È spettato a Giovanna Muzji, a questo punto, il compito di chiudere i lavori dell’importante Simposio seguito da un uditorio attento e competente. Dopo aver illustrato la valenza alcune opere di Gregorio Maltzeff, la relatrice ha affrontato la questione ‘occhio e visione interiore’ partendo dal mondo antico, segnatamente greco, basato, com’è noto, sul principio ‘dal disordine all’ordine’ perché ligio, esso, alle leggi della natura.
In particolare, secondo la professoressa, per il filosofo Plotino la realtà spirituale è l’unica che si vede con l’occhio della mente, sulla falsariga del suo Maestro Platone anch’egli persuaso che per elevarsi alla conoscenza della realtà ideale è giocoforza adoperare non la visione sensibile, bensì quella intellettuale, l’unica in grado di liberarci dai lacci della fisicità e della materia in generale.
Nel XIX secolo, essa ha continuato, gli artisti sono tornati alla vita interiore in quanto l’espressione manifesta l’interiore dato che l’arte diventa grande se si pone in rapporto al ‘cosmico’; interpretando Matisse, la studiosa ha sostenuto che occorre, nell’arte, conservare lo sguardo del bambino e che l’artista, se vero artista, deve possedere qualità morali.

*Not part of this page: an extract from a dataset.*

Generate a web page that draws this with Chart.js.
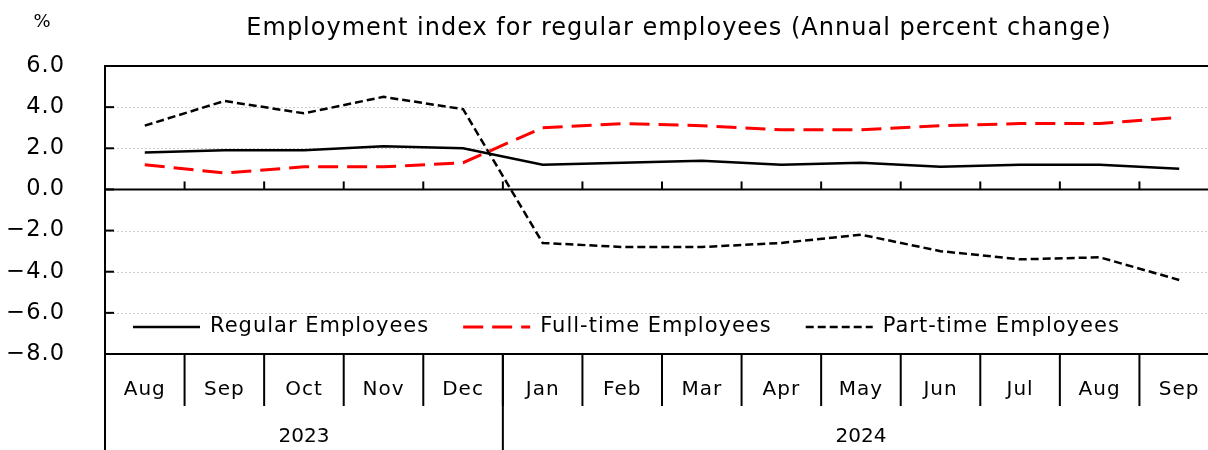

In tale maniera, ha puntualizzato, la pittura può giungere all’’imponderabile’ e alla contemplazione sulla traccia indicata da Plotino e pure da Kandinski secondo il quale bisogna guardare la natura dall’interno. Un rilevante Convegno, in conclusione, quello svoltosi al Pontificio Collegio Pio Romano. Collegio ricchissimo di spiritualità cristiano-ortodossa e onusto, è il caso di sottolinearlo, di una moltitudine di icone che rendono l’Istituto traboccante di una spiritualità orientale che mista a quella occidentale ne fanno un luogo di meditazione e di preghiera capaci di elevare l’animo a Dio.